AG: It is in equal parts about curiosity and pilgrimage, of quenching and satisfying. This project, that for many years was secret, is perhaps the thing I have done that I am most proud of. I would take the train out of London on winter Saturday mornings in the dark, and no one knew where I was. That is a lovely feeling, sat with a flask of coffee on a grassy knoll in Hampshire. It wasn’t sullied by the eyes of others, by instagram. And it remained like that for years. There is no intention to educate an audience, or revaluate his life’s work through a contemporary lens! I have no hopes, or intentions. I am just presenting what happened. This personal endeavour of mine.

The greatest hope I can wish to achieve is that someone listens to my essay (on the subject of these trips, that I recorded a narration of), while they sit on a bus. And for one hour they get lost in it. 

CB: On another note, because you're wearing some nice pieces including beautiful shell Cordovan tassel loafers that are your own. Could we discuss your interest in menswear – how important is a well-made item of clothing, or pair of leather shoes to your wardrobe? Are they reserved for special occasions, or do you wear them on your daily duties around town? 

AG: Well, as I may have mentioned. My interest in footwear, or more specifically leather shoes was entirely influenced by you (!) and needing to find a pair to wear to your wedding. Before then I was a one pair of shoes man. But since then, the hunt for fine leather footwear has been quite a significant part of my life. I am an obsessive. And this is something to obsess about. Most evenings after doing the washing up I will lay myself down on the sofa and look through all the shoe listings across Germany that day. At the weekends I then drag our son round the flea markets. He doesn't mind too much though, as he has his own treasures that he is looking for. I have amassed a small collection of shoes now and I’ll just wear them anywhere. Doing the Kindergarten pick-up in my George Cleverley Oxfords, or hitting the play park in my woven buffalo calf Ludwig Reiter loafers. A most exciting recent purchase was a pair of bespoke two-tone Derbys by Materna out of Vienna. Ooh yes. 
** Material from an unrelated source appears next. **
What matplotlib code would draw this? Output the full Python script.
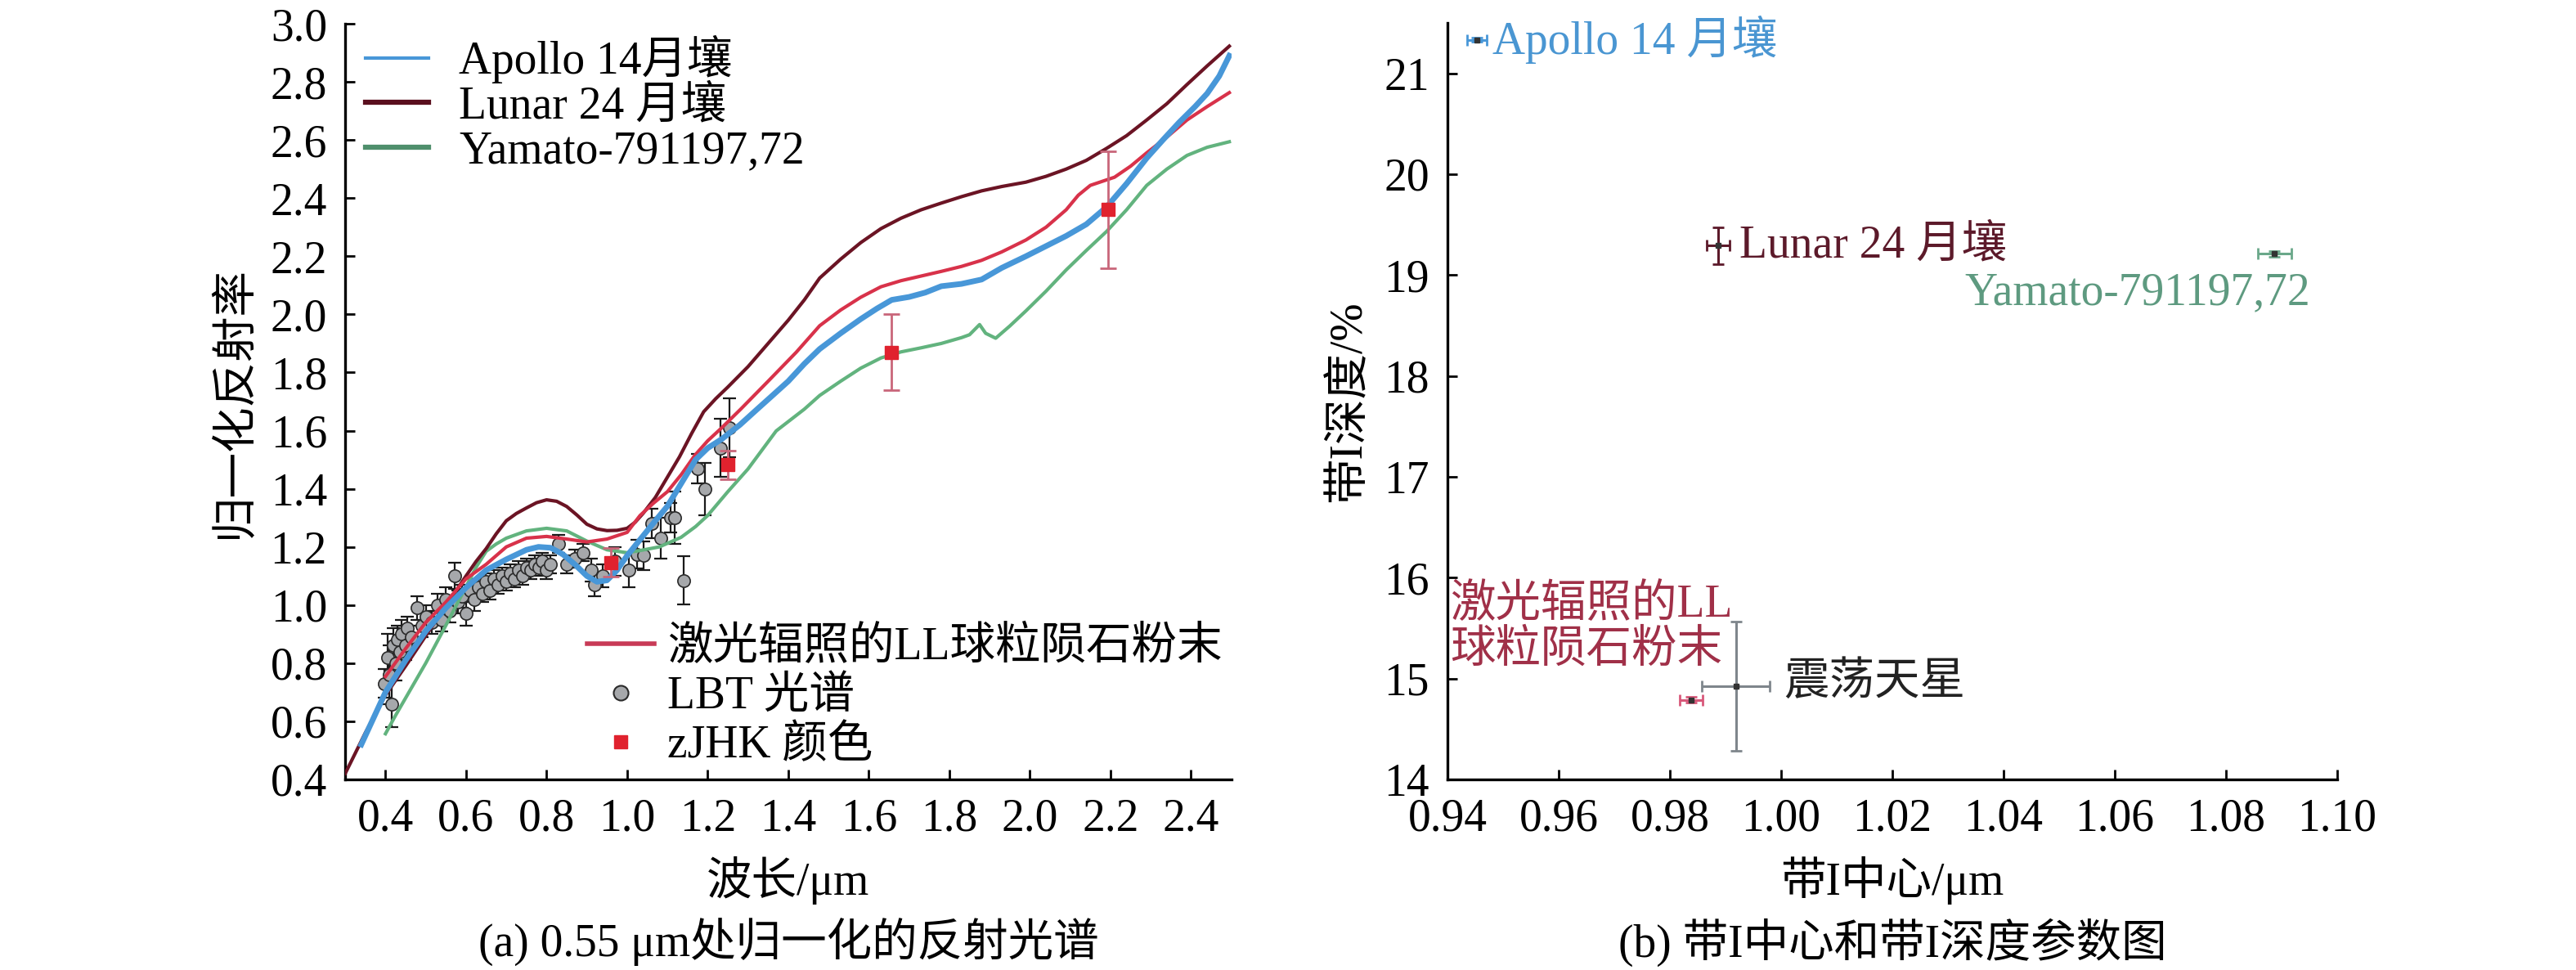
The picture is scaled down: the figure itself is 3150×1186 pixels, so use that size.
import matplotlib
matplotlib.use('Agg')
import matplotlib.pyplot as plt
from matplotlib.ticker import FormatStrFormatter

plt.rcParams['font.family'] = ['Liberation Serif', 'Noto Sans CJK SC', 'DejaVu Sans']
plt.rcParams['font.size'] = 40
plt.rcParams['axes.unicode_minus'] = False

# ---- (a) spectra ----
apollo_x = [0.34, 0.37, 0.40, 0.45, 0.50, 0.55, 0.60, 0.65, 0.70, 0.75, 0.78, 0.81, 0.84, 0.87, 0.90,
            0.925, 0.95, 0.975, 1.00, 1.035, 1.07, 1.10, 1.135, 1.17, 1.20, 1.235, 1.28, 1.323, 1.36, 1.40,
            1.44, 1.478, 1.53, 1.58, 1.62, 1.657, 1.70, 1.74, 1.78, 1.83, 1.88, 1.93, 1.99, 2.04, 2.09,
            2.14, 2.19, 2.24, 2.29, 2.33, 2.37, 2.41, 2.44, 2.47, 2.495]
apollo_y = [0.52, 0.61, 0.70, 0.81, 0.91, 0.99, 1.06, 1.12, 1.157, 1.19, 1.20, 1.197, 1.175, 1.14, 1.10,
            1.08, 1.085, 1.12, 1.17, 1.23, 1.29, 1.34, 1.42, 1.50, 1.54, 1.571, 1.62, 1.674, 1.72, 1.77,
            1.83, 1.881, 1.935, 1.984, 2.02, 2.05, 2.06, 2.075, 2.097, 2.105, 2.12, 2.16, 2.20, 2.235, 2.27,
            2.31, 2.369, 2.45, 2.538, 2.60, 2.66, 2.715, 2.76, 2.82, 2.89]

lunar_x = [0.30, 0.35, 0.40, 0.45, 0.50, 0.55, 0.60, 0.625, 0.65, 0.675, 0.70, 0.725, 0.75, 0.775, 0.80,
           0.825, 0.85, 0.875, 0.90, 0.925, 0.95, 0.975, 1.00, 1.02, 1.04, 1.07, 1.10, 1.13, 1.16, 1.19,
           1.22, 1.25, 1.30, 1.35, 1.40, 1.44, 1.478, 1.53, 1.58, 1.63, 1.68, 1.73, 1.78, 1.83, 1.88,
           1.93, 1.99, 2.04, 2.09, 2.14, 2.19, 2.24, 2.29, 2.34, 2.39, 2.44, 2.495]
lunar_y = [0.42, 0.56, 0.69, 0.79, 0.894, 0.997, 1.10, 1.15, 1.194, 1.245, 1.29, 1.315, 1.334, 1.352, 1.362,
           1.357, 1.339, 1.31, 1.278, 1.262, 1.256, 1.257, 1.264, 1.285, 1.316, 1.37, 1.44, 1.51, 1.59, 1.665,
           1.71, 1.75, 1.82, 1.90, 1.98, 2.05, 2.125, 2.19, 2.247, 2.295, 2.331, 2.36, 2.383, 2.405, 2.425,
           2.44, 2.455, 2.475, 2.50, 2.53, 2.571, 2.615, 2.669, 2.725, 2.791, 2.855, 2.923]

yamato_x = [0.40, 0.425, 0.45, 0.475, 0.50, 0.55, 0.60, 0.625, 0.65, 0.675, 0.70, 0.75, 0.80, 0.85, 0.90,
            0.95, 1.00, 1.03, 1.08, 1.134, 1.17, 1.20, 1.25, 1.30, 1.37, 1.44, 1.478, 1.53, 1.58, 1.63,
            1.68, 1.73, 1.78, 1.83, 1.85, 1.875, 1.89, 1.915, 1.95, 1.99, 2.04, 2.09, 2.14, 2.19, 2.24,
            2.29, 2.34, 2.39, 2.44, 2.495]
yamato_y = [0.557, 0.62, 0.68, 0.74, 0.80, 0.93, 1.063, 1.13, 1.185, 1.21, 1.23, 1.255, 1.264, 1.255, 1.22,
            1.19, 1.18, 1.187, 1.20, 1.233, 1.27, 1.308, 1.39, 1.468, 1.599, 1.674, 1.721, 1.77, 1.815, 1.85,
            1.871, 1.885, 1.90, 1.92, 1.93, 1.965, 1.935, 1.918, 1.96, 2.012, 2.08, 2.153, 2.22, 2.285, 2.36,
            2.444, 2.50, 2.547, 2.575, 2.594]

ll_x = [0.40, 0.45, 0.50, 0.55, 0.60, 0.65, 0.70, 0.75, 0.80, 0.85, 0.90, 0.95, 1.00, 1.032, 1.065,
        1.10, 1.135, 1.168, 1.20, 1.235, 1.282, 1.35, 1.42, 1.478, 1.53, 1.58, 1.63, 1.68, 1.73, 1.78,
        1.83, 1.88, 1.93, 1.99, 2.04, 2.09, 2.12, 2.15, 2.21, 2.25, 2.29, 2.34, 2.39, 2.44, 2.495]
ll_y = [0.754, 0.85, 0.94, 1.01, 1.09, 1.14, 1.20, 1.23, 1.236, 1.227, 1.217, 1.227, 1.25, 1.308, 1.35,
        1.39, 1.45, 1.515, 1.565, 1.61, 1.674, 1.77, 1.87, 1.961, 2.015, 2.059, 2.095, 2.116, 2.132, 2.148,
        2.165, 2.186, 2.215, 2.256, 2.30, 2.36, 2.41, 2.444, 2.472, 2.51, 2.556, 2.61, 2.669, 2.715, 2.763]

lbt_x = [0.397, 0.405, 0.41, 0.415, 0.42, 0.425, 0.43, 0.435, 0.44, 0.45, 0.455, 0.465, 0.478, 0.49, 0.50,
         0.515, 0.53, 0.54, 0.55, 0.56, 0.572, 0.58, 0.59, 0.60, 0.61, 0.62, 0.63, 0.64, 0.65, 0.66,
         0.67, 0.68, 0.69, 0.70, 0.71, 0.72, 0.73, 0.74, 0.75, 0.76, 0.77, 0.78, 0.79, 0.80, 0.81,
         0.83, 0.85, 0.87, 0.89, 0.91, 0.92, 0.94, 0.97, 1.005, 1.025, 1.04, 1.062, 1.083, 1.107, 1.117,
         1.14, 1.174, 1.194, 1.231, 1.254]
lbt_y = [0.73, 0.82, 0.76, 0.66, 0.86, 0.80, 0.88, 0.84, 0.90, 0.86, 0.92, 0.89, 0.99, 0.93, 0.96,
         0.94, 1.00, 0.95, 1.02, 0.98, 1.10, 1.01, 1.03, 0.97, 1.05, 1.02, 1.06, 1.04, 1.08, 1.05,
         1.09, 1.07, 1.10, 1.08, 1.11, 1.09, 1.12, 1.10, 1.13, 1.12, 1.14, 1.13, 1.15, 1.12, 1.14,
         1.21, 1.14, 1.16, 1.18, 1.12, 1.07, 1.10, 1.15, 1.12, 1.175, 1.17, 1.28, 1.23, 1.30, 1.30,
         1.085, 1.47, 1.40, 1.54, 1.61]
lbt_err = [0.05, 0.08, 0.10, 0.08, 0.06, 0.06, 0.05, 0.05, 0.05, 0.05, 0.04, 0.04, 0.04, 0.04, 0.04,
           0.04, 0.04, 0.04, 0.04, 0.04, 0.045, 0.04, 0.04, 0.04, 0.04, 0.04, 0.03, 0.03, 0.03, 0.03,
           0.03, 0.03, 0.03, 0.03, 0.03, 0.03, 0.03, 0.03, 0.03, 0.03, 0.03, 0.03, 0.03, 0.03, 0.03,
           0.03, 0.03, 0.03, 0.03, 0.04, 0.04, 0.04, 0.05, 0.06, 0.05, 0.05, 0.05, 0.07, 0.05, 0.09,
           0.083, 0.05, 0.09, 0.10, 0.10]

zjhk_x = [0.96, 1.25, 1.656, 2.195]
zjhk_y = [1.147, 1.482, 1.87, 2.36]
zjhk_err = [0.05, 0.05, 0.13, 0.20]

# ---- (b) band I parameters ----
names = ['Apollo 14 月壤', 'Lunar 24 月壤', 'Yamato-791197,72', '激光辐照的LL\n球粒陨石粉末', '震荡天星']
center = [0.9453, 0.9887, 1.0887, 0.9838, 0.9919]
center_err = [0.0018, 0.0021, 0.003, 0.0021, 0.0061]
depth = [21.33, 19.29, 19.21, 14.79, 14.925]
depth_err = [0.02, 0.18, 0.03, 0.03, 0.64]

c_blue = '#4897d8'
c_lunar = '#6b1424'
c_green = '#62b37e'
c_red = '#d8324a'

fig = plt.figure(figsize=(31.5, 11.86), dpi=100)
ax1 = fig.add_axes([0.134, 0.1965, 0.344, 0.779])
ax2 = fig.add_axes([0.5619, 0.1965, 0.3454, 0.78])

ax1.errorbar(lbt_x, lbt_y, yerr=lbt_err, fmt='none', ecolor='#1a1a1a', elinewidth=1.6, capsize=5.5, capthick=1.6, zorder=2)
ax1.plot(lbt_x, lbt_y, 'o', color='#a6a8ab', mec='#2a2a2a', mew=1.2, ms=11, zorder=3)
l_green, = ax1.plot(yamato_x, yamato_y, color=c_green, lw=3.0, zorder=4, label='Yamato-791197,72')
l_lunar, = ax1.plot(lunar_x, lunar_y, color=c_lunar, lw=3.0, zorder=4, label='Lunar 24 月壤')
l_red, = ax1.plot(ll_x, ll_y, color=c_red, lw=3.0, zorder=4, label='激光辐照的LL球粒陨石粉末')
l_blue, = ax1.plot(apollo_x, apollo_y, color=c_blue, lw=5.0, zorder=5, label='Apollo 14月壤')
ax1.errorbar(zjhk_x, zjhk_y, yerr=zjhk_err, fmt='none', ecolor='#c9667a', elinewidth=2.0, capsize=7, capthick=2.0, zorder=6)
sq, = ax1.plot(zjhk_x, zjhk_y, 's', color='#e0222e', ms=11, zorder=7, label='zJHK 颜色')

leg1 = ax1.legend(handles=[l_blue, l_lunar, l_green], loc='upper left', bbox_to_anchor=(0.023, 0.985),
                  frameon=False, borderpad=0, borderaxespad=0, handlelength=1.38, handletextpad=0.68,
                  labelspacing=0.05, fontsize=40)
leg1.get_lines()[0].set_linewidth(3.0)
leg1.get_lines()[1].set_linewidth(4.5)
leg1.get_lines()[1].set_color('#5a0f1e')
leg1.get_lines()[2].set_linewidth(4.5)
leg1.get_lines()[2].set_color('#4f8f6c')
ax1.add_artist(leg1)
lbt_handle, = ax1.plot([], [], 'o', color='#a6a8ab', mec='#2a2a2a', mew=1.5, ms=13)
leg2 = ax1.legend(handles=[l_red, lbt_handle, sq], labels=['激光辐照的LL球粒陨石粉末', 'LBT 光谱', 'zJHK 颜色'],
                  loc='upper left', bbox_to_anchor=(0.273, 0.202), frameon=False, borderpad=0,
                  borderaxespad=0, handlelength=1.47, handletextpad=0.3, labelspacing=0.14, fontsize=40)
leg2.get_lines()[0].set_linewidth(4.0)
leg2.get_lines()[0].set_color('#c83a56')

ax1.set_xlim(0.3, 2.5)
ax1.set_ylim(0.4, 3.0)
ax1.set_xticks([0.4, 0.6, 0.8, 1.0, 1.2, 1.4, 1.6, 1.8, 2.0, 2.2, 2.4])
ax1.set_yticks([0.4, 0.6, 0.8, 1.0, 1.2, 1.4, 1.6, 1.8, 2.0, 2.2, 2.4, 2.6, 2.8, 3.0])
ax1.xaxis.set_major_formatter(FormatStrFormatter('%.1f'))
ax1.yaxis.set_major_formatter(FormatStrFormatter('%.1f'))
ax1.set_xlabel('波长/μm', labelpad=14)
ax1.set_ylabel('归一化反射率', labelpad=12)

# (b)
pt_colors = [c_blue, '#5c1a2a', '#6aa88a', '#d8587a', '#7f868c']
txt_colors = ['#4a96d2', '#5c1a2a', '#5e9a80', '#a03048', '#222222']
for i in range(len(names)):
    ax2.errorbar(center[i], depth[i], xerr=center_err[i], yerr=depth_err[i], fmt='s', ms=4,
                 color='#333333', ecolor=pt_colors[i], elinewidth=2.2, capsize=5, capthick=2.0)
ax2.text(center[0] + 0.0028, depth[0], names[0], color=txt_colors[0], va='center', ha='left')
ax2.text(center[1] + 0.0038, depth[1], names[1], color=txt_colors[1], va='center', ha='left')
ax2.text(center[2] + 0.0064, depth[2] - 0.39, names[2], color=txt_colors[2], va='center', ha='right')
ax2.text(0.9405, 15.5, names[3], color=txt_colors[3], va='center', ha='left', linespacing=1.08)
ax2.text(center[4] + 0.0085, depth[4] + 0.035, names[4], color=txt_colors[4], va='center', ha='left')

ax2.set_xlim(0.94, 1.10)
ax2.set_ylim(14, 21.5)
ax2.set_xticks([0.94, 0.96, 0.98, 1.00, 1.02, 1.04, 1.06, 1.08, 1.10])
ax2.set_yticks([14, 15, 16, 17, 18, 19, 20, 21])
ax2.xaxis.set_major_formatter(FormatStrFormatter('%.2f'))
ax2.set_xlabel('带I中心/μm', labelpad=14)
ax2.set_ylabel('带I深度/%', labelpad=12)

for ax in (ax1, ax2):
    ax.spines['top'].set_visible(False)
    ax.spines['right'].set_visible(False)
    ax.spines['left'].set_linewidth(2.4)
    ax.spines['bottom'].set_linewidth(2.4)
    ax.tick_params(direction='in', length=8.5, width=2.0, labelsize=40)
    ax.tick_params(axis='x', pad=16)
    ax.tick_params(axis='y', pad=16)

fig.text(0.306, 1 - 1152 / 1186, '(a) 0.55 μm处归一化的反射光谱', ha='center', va='center', fontsize=40)
fig.text(0.7346, 1 - 1152 / 1186, '(b) 带I中心和带I深度参数图', ha='center', va='center', fontsize=40)

fig.savefig('out.png', dpi=100)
They make me feel good lining them up on the little shelf I made for them, and they make me feel good wearing them. It is part of some kind of ordering of one's life. Of growing up. I want to have a wardrobe of well-made clothes. Where each thing I am proud to own. I’m doing okay on the shoe front, next is trousers.

Alex Gibbs’ duo show with Anthony Banks entitled ‘Arcadian Minds’ runs from 4 to 26 October 2024 at Cedric Bardawil, 1-3 Old Compton Street, London W1D 5JB, and will be followed by Alex’s solo exhibition ‘Finzi’ from 30 October to 9 November 2024 at the same location.